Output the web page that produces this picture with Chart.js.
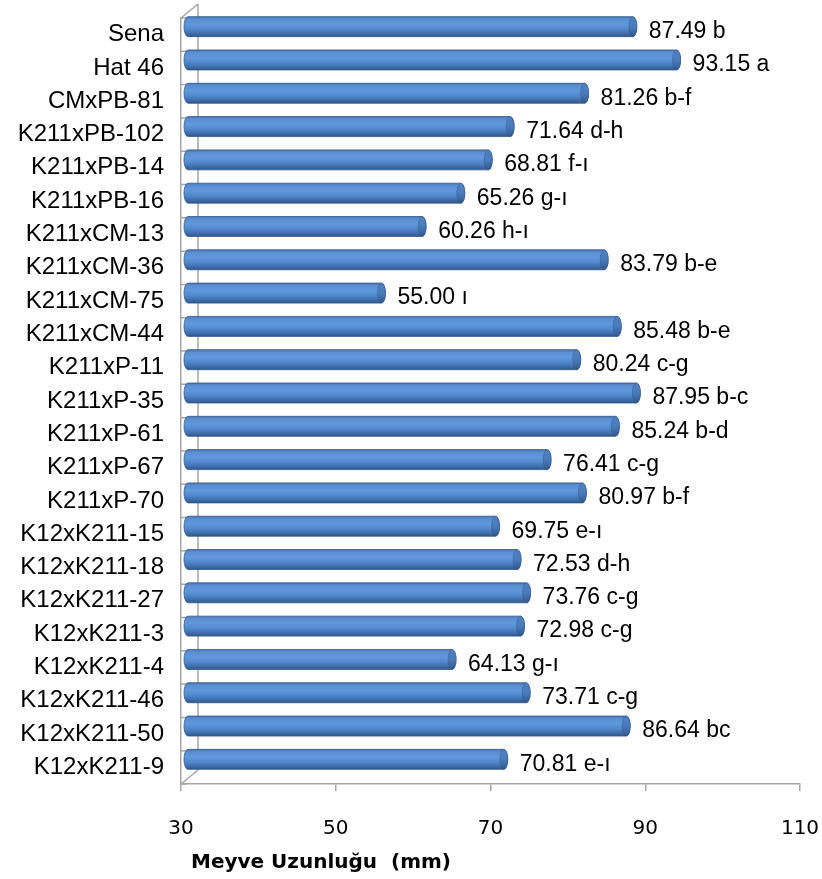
<!DOCTYPE html>
<html>
<head>
<meta charset="utf-8">
<script src="https://cdn.jsdelivr.net/npm/chart.js@4/dist/chart.umd.min.js"></script>
<style>
  html, body { margin: 0; padding: 0; background: #ffffff; }
  #wrap { width: 822px; height: 879px; position: relative; }
</style>
</head>
<body>
<div id="wrap"><canvas id="c" width="822" height="879"></canvas></div>
<script>
// Genotypes, top to bottom
const categories = [
  'Sena', 'Hat 46', 'CMxPB-81', 'K211xPB-102', 'K211xPB-14', 'K211xPB-16',
  'K211xCM-13', 'K211xCM-36', 'K211xCM-75', 'K211xCM-44', 'K211xP-11',
  'K211xP-35', 'K211xP-61', 'K211xP-67', 'K211xP-70', 'K12xK211-15',
  'K12xK211-18', 'K12xK211-27', 'K12xK211-3', 'K12xK211-4', 'K12xK211-46',
  'K12xK211-50', 'K12xK211-9'
];

// Mean fruit length (mm)
const values = [
  87.49, 93.15, 81.26, 71.64, 68.81, 65.26,
  60.26, 83.79, 55.00, 85.48, 80.24,
  87.95, 85.24, 76.41, 80.97, 69.75,
  72.53, 73.76, 72.98, 64.13, 73.71,
  86.64, 70.81
];

// Significance groups printed after each mean
const groups = [
  'b', 'a', 'b-f', 'd-h', 'f-ı', 'g-ı',
  'h-ı', 'b-e', 'ı', 'b-e', 'c-g',
  'b-c', 'b-d', 'c-g', 'b-f', 'e-ı',
  'd-h', 'c-g', 'c-g', 'g-ı', 'c-g',
  'bc', 'e-ı'
];

const xTicks = [30, 50, 70, 90, 110];
const axisTitle = 'Meyve Uzunluğu  (mm)';

const FRAME = '#a6a6a6';
const DEPTH_X = 17, DEPTH_Y = -14;   // back wall offset of the 3-D frame
const BAR_DX = 7, BAR_DY = -8;       // bars sit half way into the depth

// Back wall, side wall edges and category ticks of the 3-D frame
const framePlugin = {
  id: 'frame3d',
  beforeDatasetsDraw(chart) {
    const { ctx, chartArea: a } = chart;
    ctx.save();
    ctx.strokeStyle = FRAME;
    ctx.lineWidth = 1.5;
    ctx.beginPath();
    // back wall left edge
    ctx.moveTo(a.left + DEPTH_X, a.top + DEPTH_Y);
    ctx.lineTo(a.left + DEPTH_X, a.bottom + DEPTH_Y);
    // top and bottom side-wall diagonals
    ctx.moveTo(a.left, a.top);
    ctx.lineTo(a.left + DEPTH_X, a.top + DEPTH_Y);
    ctx.moveTo(a.left, a.bottom);
    ctx.lineTo(a.left + DEPTH_X, a.bottom + DEPTH_Y);
    // category boundary ticks
    const n = categories.length;
    const step = (a.bottom - a.top) / n;
    for (let i = 0; i <= n; i++) {
      const y = a.top + i * step;
      ctx.moveTo(a.left, y);
      ctx.lineTo(a.left + 6, y);
    }
    ctx.stroke();
    ctx.restore();
  }
};

function drawCylinder(ctx, x0, x1, yc, h) {
  const r = h / 2, rx = 4;
  const g = ctx.createLinearGradient(0, yc - r, 0, yc + r);
  g.addColorStop(0.00, '#4776b2');
  g.addColorStop(0.12, '#5a8ed0');
  g.addColorStop(0.38, '#6098dd');
  g.addColorStop(0.62, '#5289cc');
  g.addColorStop(0.85, '#3f6dab');
  g.addColorStop(1.00, '#2e5889');
  ctx.beginPath();
  ctx.moveTo(x0, yc - r);
  ctx.lineTo(x1, yc - r);
  ctx.ellipse(x1, yc, rx, r, 0, -Math.PI / 2, Math.PI / 2);
  ctx.lineTo(x0, yc + r);
  ctx.ellipse(x0, yc, rx, r, 0, Math.PI / 2, Math.PI * 1.5);
  ctx.closePath();
  ctx.fillStyle = g;
  ctx.fill();
  ctx.strokeStyle = 'rgba(52,88,140,0.8)';
  ctx.lineWidth = 1;
  ctx.stroke();
  // visible end face
  const cg = ctx.createLinearGradient(0, yc - r, 0, yc + r);
  cg.addColorStop(0, '#4f82c2');
  cg.addColorStop(0.5, '#4a7cbb');
  cg.addColorStop(1, '#30598c');
  ctx.beginPath();
  ctx.ellipse(x1, yc, rx, r, 0, 0, Math.PI * 2);
  ctx.fillStyle = cg;
  ctx.fill();
  ctx.strokeStyle = 'rgba(46,80,130,0.4)';
  ctx.stroke();
}

// Cylinder bars and their value labels
const cylinderPlugin = {
  id: 'cylinders',
  afterDatasetsDraw(chart) {
    const { ctx } = chart;
    const xs = chart.scales.x;
    const basePx = xs.getPixelForValue(xs.min);
    const meta = chart.getDatasetMeta(0);
    ctx.save();
    meta.data.forEach((el, i) => {
      const p = el.getProps(['y', 'height'], true);
      const endPx = xs.getPixelForValue(values[i]);
      drawCylinder(ctx, basePx + BAR_DX, endPx + BAR_DX, p.y + BAR_DY, p.height);
    });
    ctx.fillStyle = '#000';
    ctx.font = '23px "Liberation Sans", Arial, sans-serif';
    ctx.textAlign = 'left';
    ctx.textBaseline = 'middle';
    meta.data.forEach((el, i) => {
      const p = el.getProps(['y'], true);
      const endPx = xs.getPixelForValue(values[i]);
      ctx.fillText(values[i].toFixed(2) + ' ' + groups[i], endPx + 23, p.y - 3);
    });
    ctx.restore();
  },
  afterDraw(chart) {
    const { ctx } = chart;
    ctx.save();
    ctx.fillStyle = '#000';
    ctx.font = 'bold 20px "DejaVu Sans", Verdana, sans-serif';
    ctx.textAlign = 'left';
    ctx.textBaseline = 'alphabetic';
    ctx.fillText(axisTitle, 191, 868);
    ctx.restore();
  }
};

new Chart(document.getElementById('c'), {
  type: 'bar',
  data: {
    labels: categories,
    datasets: [{
      data: values,
      backgroundColor: 'rgba(0,0,0,0)',
      borderWidth: 0,
      barPercentage: 0.6,
      categoryPercentage: 1.0
    }]
  },
  options: {
    indexAxis: 'y',
    responsive: false,
    animation: false,
    layout: { padding: { top: 18, right: 22, left: 0, bottom: 0 } },
    plugins: {
      legend: { display: false },
      tooltip: { enabled: false }
    },
    scales: {
      x: {
        min: 30,
        max: 110,
        afterBuildTicks(scale) {
          scale.ticks = xTicks.map(v => ({ value: v }));
        },
        grid: { drawOnChartArea: false, drawTicks: true, tickLength: 7, color: FRAME, lineWidth: 1.5 },
        border: { display: true, color: FRAME, width: 1.5 },
        ticks: {
          font: { family: '"DejaVu Sans", sans-serif', size: 20 },
          color: '#000',
          padding: 26,
          maxRotation: 0
        },
        afterFit(scale) {
          scale.height = 95;
          scale.paddingLeft = 0;
          scale.paddingRight = 0;
        }
      },
      y: {
        grid: { display: false, drawTicks: false },
        border: { display: true, color: FRAME, width: 1.5 },
        ticks: {
          font: { family: '"Liberation Sans", Arial, sans-serif', size: 24 },
          color: '#000',
          padding: 17,
          autoSkip: false
        },
        afterFit(scale) {
          scale.width = 181;
          scale.paddingTop = 0;
          scale.paddingBottom = 0;
        }
      }
    }
  },
  plugins: [framePlugin, cylinderPlugin]
});
</script>
</body>
</html>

□ □ □ □ □

Transcribe the full listing character for character. Pictures are excluded.

Output the web page that produces this picture with Chart.js.
<!DOCTYPE html>
<html>
<head>
<meta charset="utf-8">
<script src="https://cdn.jsdelivr.net/npm/chart.js@4/dist/chart.umd.min.js"></script>
<style>
  html, body { margin: 0; padding: 0; background: #ffffff; }
  #wrap { width: 822px; height: 879px; position: relative; }
</style>
</head>
<body>
<div id="wrap"><canvas id="c" width="822" height="879"></canvas></div>
<script>
// Genotypes, top to bottom
const categories = [
  'Sena', 'Hat 46', 'CMxPB-81', 'K211xPB-102', 'K211xPB-14', 'K211xPB-16',
  'K211xCM-13', 'K211xCM-36', 'K211xCM-75', 'K211xCM-44', 'K211xP-11',
  'K211xP-35', 'K211xP-61', 'K211xP-67', 'K211xP-70', 'K12xK211-15',
  'K12xK211-18', 'K12xK211-27', 'K12xK211-3', 'K12xK211-4', 'K12xK211-46',
  'K12xK211-50', 'K12xK211-9'
];

// Mean fruit length (mm)
const values = [
  87.49, 93.15, 81.26, 71.64, 68.81, 65.26,
  60.26, 83.79, 55.00, 85.48, 80.24,
  87.95, 85.24, 76.41, 80.97, 69.75,
  72.53, 73.76, 72.98, 64.13, 73.71,
  86.64, 70.81
];

// Significance groups printed after each mean
const groups = [
  'b', 'a', 'b-f', 'd-h', 'f-ı', 'g-ı',
  'h-ı', 'b-e', 'ı', 'b-e', 'c-g',
  'b-c', 'b-d', 'c-g', 'b-f', 'e-ı',
  'd-h', 'c-g', 'c-g', 'g-ı', 'c-g',
  'bc', 'e-ı'
];

const xTicks = [30, 50, 70, 90, 110];
const axisTitle = 'Meyve Uzunluğu  (mm)';

const FRAME = '#a6a6a6';
const DEPTH_X = 17, DEPTH_Y = -14;   // back wall offset of the 3-D frame
const BAR_DX = 7, BAR_DY = -8;       // bars sit half way into the depth

// Back wall, side wall edges and category ticks of the 3-D frame
const framePlugin = {
  id: 'frame3d',
  beforeDatasetsDraw(chart) {
    const { ctx, chartArea: a } = chart;
    ctx.save();
    ctx.strokeStyle = FRAME;
    ctx.lineWidth = 1.5;
    ctx.beginPath();
    // back wall left edge
    ctx.moveTo(a.left + DEPTH_X, a.top + DEPTH_Y);
    ctx.lineTo(a.left + DEPTH_X, a.bottom + DEPTH_Y);
    // top and bottom side-wall diagonals
    ctx.moveTo(a.left, a.top);
    ctx.lineTo(a.left + DEPTH_X, a.top + DEPTH_Y);
    ctx.moveTo(a.left, a.bottom);
    ctx.lineTo(a.left + DEPTH_X, a.bottom + DEPTH_Y);
    // category boundary ticks
    const n = categories.length;
    const step = (a.bottom - a.top) / n;
    for (let i = 0; i <= n; i++) {
      const y = a.top + i * step;
      ctx.moveTo(a.left, y);
      ctx.lineTo(a.left + 6, y);
    }
    ctx.stroke();
    ctx.restore();
  }
};

function drawCylinder(ctx, x0, x1, yc, h) {
  const r = h / 2, rx = 4;
  const g = ctx.createLinearGradient(0, yc - r, 0, yc + r);
  g.addColorStop(0.00, '#4776b2');
  g.addColorStop(0.12, '#5a8ed0');
  g.addColorStop(0.38, '#6098dd');
  g.addColorStop(0.62, '#5289cc');
  g.addColorStop(0.85, '#3f6dab');
  g.addColorStop(1.00, '#2e5889');
  ctx.beginPath();
  ctx.moveTo(x0, yc - r);
  ctx.lineTo(x1, yc - r);
  ctx.ellipse(x1, yc, rx, r, 0, -Math.PI / 2, Math.PI / 2);
  ctx.lineTo(x0, yc + r);
  ctx.ellipse(x0, yc, rx, r, 0, Math.PI / 2, Math.PI * 1.5);
  ctx.closePath();
  ctx.fillStyle = g;
  ctx.fill();
  ctx.strokeStyle = 'rgba(52,88,140,0.8)';
  ctx.lineWidth = 1;
  ctx.stroke();
  // visible end face
  const cg = ctx.createLinearGradient(0, yc - r, 0, yc + r);
  cg.addColorStop(0, '#4f82c2');
  cg.addColorStop(0.5, '#4a7cbb');
  cg.addColorStop(1, '#30598c');
  ctx.beginPath();
  ctx.ellipse(x1, yc, rx, r, 0, 0, Math.PI * 2);
  ctx.fillStyle = cg;
  ctx.fill();
  ctx.strokeStyle = 'rgba(46,80,130,0.4)';
  ctx.stroke();
}

// Cylinder bars and their value labels
const cylinderPlugin = {
  id: 'cylinders',
  afterDatasetsDraw(chart) {
    const { ctx } = chart;
    const xs = chart.scales.x;
    const basePx = xs.getPixelForValue(xs.min);
    const meta = chart.getDatasetMeta(0);
    ctx.save();
    meta.data.forEach((el, i) => {
      const p = el.getProps(['y', 'height'], true);
      const endPx = xs.getPixelForValue(values[i]);
      drawCylinder(ctx, basePx + BAR_DX, endPx + BAR_DX, p.y + BAR_DY, p.height);
    });
    ctx.fillStyle = '#000';
    ctx.font = '23px "Liberation Sans", Arial, sans-serif';
    ctx.textAlign = 'left';
    ctx.textBaseline = 'middle';
    meta.data.forEach((el, i) => {
      const p = el.getProps(['y'], true);
      const endPx = xs.getPixelForValue(values[i]);
      ctx.fillText(values[i].toFixed(2) + ' ' + groups[i], endPx + 23, p.y - 3);
    });
    ctx.restore();
  },
  afterDraw(chart) {
    const { ctx } = chart;
    ctx.save();
    ctx.fillStyle = '#000';
    ctx.font = 'bold 20px "DejaVu Sans", Verdana, sans-serif';
    ctx.textAlign = 'left';
    ctx.textBaseline = 'alphabetic';
    ctx.fillText(axisTitle, 191, 868);
    ctx.restore();
  }
};

new Chart(document.getElementById('c'), {
  type: 'bar',
  data: {
    labels: categories,
    datasets: [{
      data: values,
      backgroundColor: 'rgba(0,0,0,0)',
      borderWidth: 0,
      barPercentage: 0.6,
      categoryPercentage: 1.0
    }]
  },
  options: {
    indexAxis: 'y',
    responsive: false,
    animation: false,
    layout: { padding: { top: 18, right: 22, left: 0, bottom: 0 } },
    plugins: {
      legend: { display: false },
      tooltip: { enabled: false }
    },
    scales: {
      x: {
        min: 30,
        max: 110,
        afterBuildTicks(scale) {
          scale.ticks = xTicks.map(v => ({ value: v }));
        },
        grid: { drawOnChartArea: false, drawTicks: true, tickLength: 7, color: FRAME, lineWidth: 1.5 },
        border: { display: true, color: FRAME, width: 1.5 },
        ticks: {
          font: { family: '"DejaVu Sans", sans-serif', size: 20 },
          color: '#000',
          padding: 26,
          maxRotation: 0
        },
        afterFit(scale) {
          scale.height = 95;
          scale.paddingLeft = 0;
          scale.paddingRight = 0;
        }
      },
      y: {
        grid: { display: false, drawTicks: false },
        border: { display: true, color: FRAME, width: 1.5 },
        ticks: {
          font: { family: '"Liberation Sans", Arial, sans-serif', size: 24 },
          color: '#000',
          padding: 17,
          autoSkip: false
        },
        afterFit(scale) {
          scale.width = 181;
          scale.paddingTop = 0;
          scale.paddingBottom = 0;
        }
      }
    }
  },
  plugins: [framePlugin, cylinderPlugin]
});
</script>
</body>
</html>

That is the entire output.